The Manchester United midfielder quit the England team after the European Championships to spend more time with his family, and when Eriksson telephoned, he was told Scholes stood by his decision.

"I hoped Paul would change his mind," Eriksson said. "He did not and I respect his decision, but it was worth a try. I had nothing to lose."

In France, Zinedine Zidane this week became the fourth player, following Bixente Lizarazu, Lilian Thuram and Marcel Desailly, to retire from the international team, but Eriksson said that he thought Scholes would remain the only Englishman to quit. "I don't think others will follow him," Eriksson said. "To play for England is a big thing."
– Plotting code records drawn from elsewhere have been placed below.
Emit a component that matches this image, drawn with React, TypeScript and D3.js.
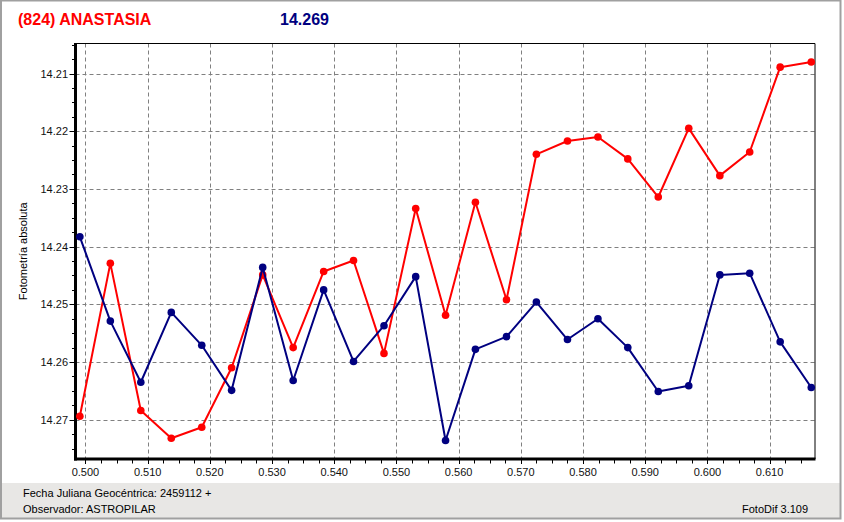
import * as d3 from "d3";

// fractional Julian date (offset from 2459112)
const JD = [
  0.4991, 0.504, 0.5089, 0.5138, 0.5187, 0.5235, 0.5285, 0.5334, 0.5383, 0.5431,
  0.548, 0.5531, 0.5579, 0.5627, 0.5677, 0.5725, 0.5775, 0.5824, 0.5872, 0.5921,
  0.597, 0.602, 0.6068, 0.6117, 0.6167,
];

// asteroid (red)
const RED = [
  14.2694, 14.2429, 14.2684, 14.2732, 14.2713, 14.261, 14.2449, 14.2575, 14.2443, 14.2424,
  14.2585, 14.2334, 14.2519, 14.2323, 14.2492, 14.224, 14.2217, 14.221, 14.2248, 14.2314,
  14.2195, 14.2277, 14.2236, 14.2089, 14.208,
];

// comparison (navy)
const BLUE = [
  14.2383, 14.2529, 14.2635, 14.2514, 14.2571, 14.2649, 14.2436, 14.2632, 14.2475, 14.2599,
  14.2537, 14.2452, 14.2736, 14.2578, 14.2556, 14.2496, 14.2561, 14.2525, 14.2575, 14.2651,
  14.2641, 14.2449, 14.2446, 14.2565, 14.2644,
];

const X_TICKS = [0.5, 0.51, 0.52, 0.53, 0.54, 0.55, 0.56, 0.57, 0.58, 0.59, 0.6, 0.61];
const Y_TICKS = [14.21, 14.22, 14.23, 14.24, 14.25, 14.26, 14.27];

const W = 844;
const H = 522;
const PLOT = { left: 75.5, right: 815, top: 43.5, bottom: 459 };
const FONT = "'Liberation Sans', Arial, sans-serif";

export default function App() {
  const x = d3.scaleLinear().domain([0.4984, 0.6173]).range([PLOT.left, PLOT.right]);
  const y = d3.scaleLinear().domain([14.2048, 14.2768]).range([PLOT.top, PLOT.bottom]);

  const xMinor = d3.range(0.4975, 0.6175, 0.0025).filter((v) => x(v) > PLOT.left + 1 && x(v) < PLOT.right);
  const yMinor = d3.range(14.205, 14.2775, 0.0025).filter((v) => y(v) > PLOT.top + 1 && y(v) < PLOT.bottom - 1);

  const line = d3
    .line<number>()
    .x((_d, i) => x(JD[i]))
    .y((d) => y(d));

  const series = [
    { values: RED, color: "#ff0000" },
    { values: BLUE, color: "#000080" },
  ];

  return (
    <svg
      width={W}
      height={H}
      style={{ position: "absolute", left: 0, top: 0, background: "#ffffff" }}
      fontFamily={FONT}
    >
      {/* footer panel */}
      <rect x={0} y={483} width={841} height={36} fill="#e8e7e5" />
      {/* window frame */}
      <rect x={1} y={0.5} width={839.5} height={518} fill="none" stroke="#a0a0a0" strokeWidth={2} />

      {/* title */}
      <text x={18} y={25} fill="#ff0000" fontSize={16} fontWeight="bold">
        (824) ANASTASIA
      </text>
      <text x={280} y={25} fill="#000080" fontSize={16} fontWeight="bold">
        14.269
      </text>

      {/* grid */}
      {Y_TICKS.map((t) => (
        <line
          key={"gy" + t}
          x1={PLOT.left}
          x2={PLOT.right}
          y1={Math.round(y(t)) + 0.5}
          y2={Math.round(y(t)) + 0.5}
          stroke="#808080"
          strokeDasharray="4,3"
        />
      ))}
      {X_TICKS.map((t) => (
        <line
          key={"gx" + t}
          x1={Math.round(x(t)) + 0.5}
          x2={Math.round(x(t)) + 0.5}
          y1={PLOT.top}
          y2={PLOT.bottom}
          stroke="#808080"
          strokeDasharray="4,3"
        />
      ))}

      {/* frame: thin top/right, thick axes */}
      <line x1={PLOT.left} x2={PLOT.right} y1={43.5} y2={43.5} stroke="#000" strokeWidth={1} />
      <line x1={PLOT.right} x2={PLOT.right} y1={43.5} y2={PLOT.bottom} stroke="#000" strokeWidth={1} />
      <line x1={PLOT.left} x2={PLOT.left} y1={43} y2={460.5} stroke="#000" strokeWidth={3} />
      <line x1={PLOT.left - 1.5} x2={PLOT.right + 0.5} y1={PLOT.bottom} y2={PLOT.bottom} stroke="#000" strokeWidth={3} />

      {/* y ticks */}
      {yMinor.map((t) => (
        <line key={"ym" + t} x1={PLOT.left - 3.5} x2={PLOT.left} y1={Math.round(y(t)) + 0.5} y2={Math.round(y(t)) + 0.5} stroke="#000" />
      ))}
      {Y_TICKS.map((t) => (
        <g key={"yt" + t}>
          <line x1={PLOT.left - 6} x2={PLOT.left} y1={Math.round(y(t)) + 0.5} y2={Math.round(y(t)) + 0.5} stroke="#000" />
          <text x={68} y={y(t) + 4} textAnchor="end" fontSize={11} fill="#111">
            {d3.format(".2f")(t)}
          </text>
        </g>
      ))}

      {/* x ticks */}
      {xMinor.map((t) => (
        <line key={"xm" + t} x1={Math.round(x(t)) + 0.5} x2={Math.round(x(t)) + 0.5} y1={PLOT.bottom} y2={PLOT.bottom + 4.5} stroke="#000" />
      ))}
      {X_TICKS.map((t) => (
        <g key={"xt" + t}>
          <line x1={Math.round(x(t)) + 0.5} x2={Math.round(x(t)) + 0.5} y1={PLOT.bottom} y2={PLOT.bottom + 5} stroke="#000" />
          <text x={x(t)} y={476} textAnchor="middle" fontSize={11} fill="#111">
            {d3.format(".3f")(t)}
          </text>
        </g>
      ))}

      {/* axis title */}
      <text
        transform={`translate(27,${(PLOT.top + PLOT.bottom) / 2}) rotate(-90)`}
        textAnchor="middle"
        fontSize={11}
        fill="#000"
      >
        Fotometría absoluta
      </text>

      {/* series */}
      {series.map((s, si) => (
        <g key={si}>
          <path d={line(s.values) ?? ""} fill="none" stroke={s.color} strokeWidth={2} strokeLinejoin="round" />
          {s.values.map((v, i) => (
            <circle key={i} cx={x(JD[i])} cy={y(v)} r={3.8} fill={s.color} />
          ))}
        </g>
      ))}

      {/* footer text */}
      <text x={23} y={497} fontSize={11} fill="#000">
        Fecha Juliana Geocéntrica: 2459112 +
      </text>
      <text x={23} y={513} fontSize={11} fill="#000">
        Observador: ASTROPILAR
      </text>
      <text x={742} y={513} fontSize={11} fill="#000">
        FotoDif 3.109
      </text>
    </svg>
  );
}
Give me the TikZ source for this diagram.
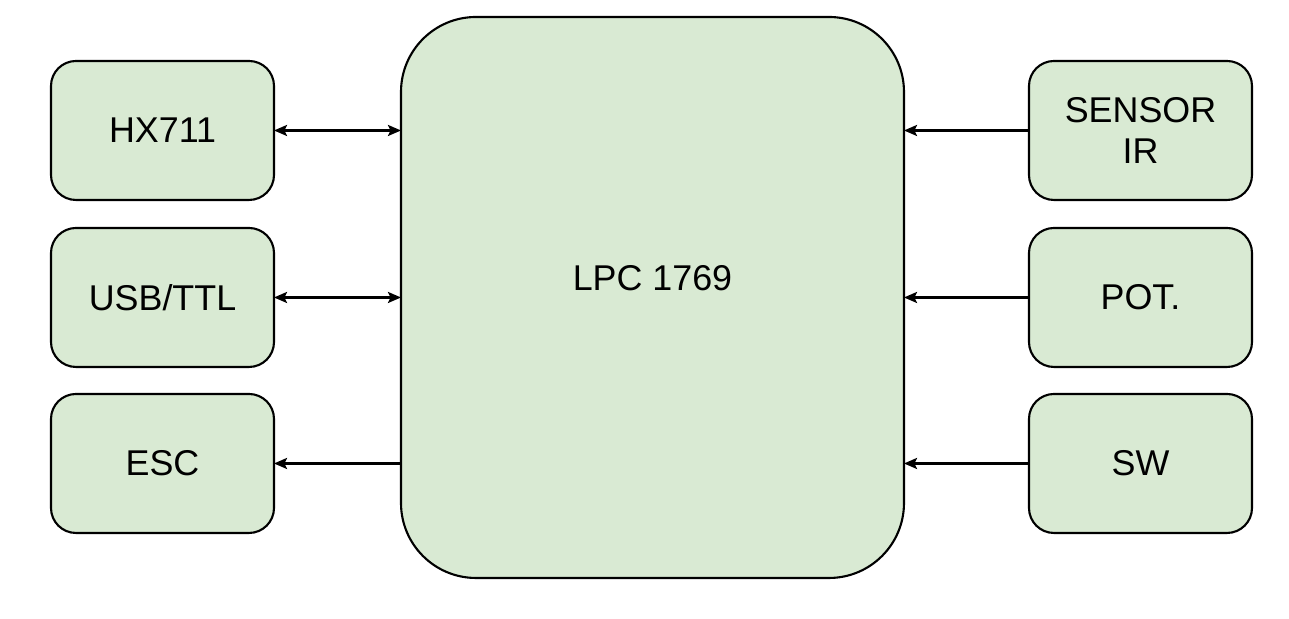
\documentclass[tikz,border=0pt]{standalone}
\usepackage{fontspec}
\setmainfont{Liberation Sans}
\usetikzlibrary{arrows.meta}
\definecolor{boxgreen}{HTML}{D9EAD3}
\tikzset{
  block/.style={draw, line width=0.6pt, fill=boxgreen, rounded corners=0.25cm,
    minimum width=2.23cm, minimum height=1.39cm, inner sep=0pt, outer sep=0pt,
    align=center, font=\fontsize{10.2}{11.4}\selectfont},
  mcu/.style={block, rounded corners=0.75cm, minimum width=5.03cm, minimum height=5.61cm},
  link/.style={line width=0.65pt, >={Stealth[length=1.3mm, width=1.1mm, inset=0.25mm]}}
}
\begin{document}
\begin{tikzpicture}
      \useasboundingbox (0,0) rectangle (12.89,6.19);
      \draw
        (6.525,3.215) node[mcu] (lpc){\raisebox{0.07cm}[0pt][0pt]{LPC 1769}}
        (1.625,4.885) node[block] (hx){HX711}
        (1.625,3.215) node[block] (usb){USB/TTL}
        (1.625,1.555) node[block] (esc){ESC}
        (11.405,4.885) node[block] (ir){SENSOR\\IR}
        (11.405,3.215) node[block] (pot){POT.}
        (11.405,1.555) node[block] (sw){SW};
      \begin{scope}[link]
        \draw[<->] (hx.east) to (hx.east -| lpc.west);
        \draw[<->] (usb.east) to (usb.east -| lpc.west);
        \draw[->] (esc.east -| lpc.west) to (esc.east);
        \draw[->] (ir.west) to (ir.west -| lpc.east);
        \draw[->] (pot.west) to (pot.west -| lpc.east);
        \draw[->] (sw.west) to (sw.west -| lpc.east);
      \end{scope}
    \end{tikzpicture}
\end{document}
Scholes' retirement creates a vacancy on the left flank and the first audition will be on Wednesday when England play Ukraine at Newcastle. Eriksson will name the squad tonight and while the bulk of the party will have travelled to Euro 2004, there will be several new faces.

Jermain Defoe and Alan Smith are in line to replace injured strikers Wayne Rooney and Emile Heskey, while Shaun Wright-Phillips a candidate for a midfield role. Sol Campbell's injury may see a return for Gareth Southgate, but only if Jonathan Woodgate is unfit. On the left, Eriksson could field Ashley Cole and Wayne Bridge in tandem.

When the party meet up on Monday night, Eriksson will thank his players for their support in this difficult last month. "I am happy and proud the players supported me," he said yesterday. "I talked to some, like David [Beckham]. He was very supportive. As manager the fans and the players are what is important, if the players do not support you the job is impossible."

Polls and anecdotal evidence suggest the fans are also broadly supportive, though Eriksson was booed in Cardiff last week - possibly by Welsh Manchester United fans. "If the fans turned against me life would be more difficult for me, but I hope that is not the case," Eriksson added. "I hope they continue to judge me on results."

Looking back on Euro 2004, he said: "You can always do better. I always try to learn from games, especially when you lose. I think we were unlucky, we scored a goal that was not allowed which I thought was a goal."